| > What exactly is the need to send humans to Mars? Lots of reasons, some below. Primarily, the reason to send humans is because we have to in order to ensure the continued survival of (known) life in the universe. Sending a few people to Mars will be the first steps in becoming a multi-planetary civilization, which will reduce our dependency on a single-point-of-failure for all known life. > Why not robots? You ask as if we haven't been sending robots to Mars for the last 3-4 decades. (Edit: We should absolutely send robots. We should send way more robots than people. But we should still send people.) > Is it worth risking a human's life for science, when a robot can do an equally good job? Not sure if trolling. Humans have collectively agreed that it's worth 10,000+ annual deaths in the USA in exchange for the convenience of cars. So yes, 1-5 human lives on Mars is worth the science that they'd get done. Also...there are no robot scientists yet. Maybe there will be in the future, but we can't bank on that and allocate budgets to imaginary robotic scientists that are better than humans. I've been trolled haven't I? |
I think there is immense value in continued unmanned Mars missions and yes, even in manned missions, but I don't think that a trip to Mars would be a step towards becoming a multi-planetary civilization beyond "we can ferry humans between planets." Mars is not and most likely never will be colonizable.

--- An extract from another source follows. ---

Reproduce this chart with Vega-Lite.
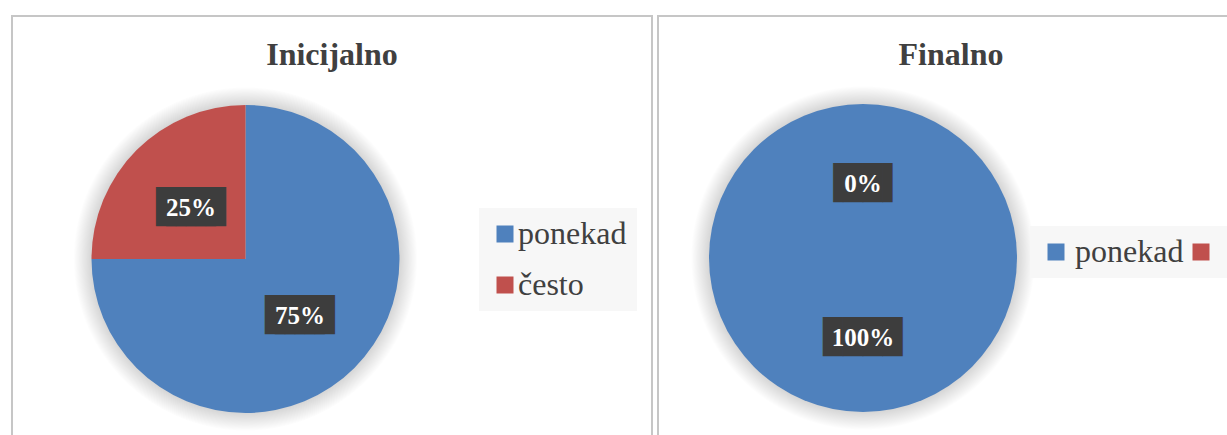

We might have an outpost or a station like the ISS, but Mars' extremely thin atmosphere and low surface gravity (a third of Earth's) means that long-term habitation will never be practical barring extraordinary technological developments in planetary engineering, the medical field, and/or artificial gravity.
Personally I suspect the only long term colonization prospect in the Solar System is Venus - thick atmosphere and near-Earth surface gravity - but for obvious reasons we'd still need extensive terraforming to cool the planet and make the atmosphere breathable - seeding the clouds with oxygen-producing bacteria would be a first step towards both, I suppose.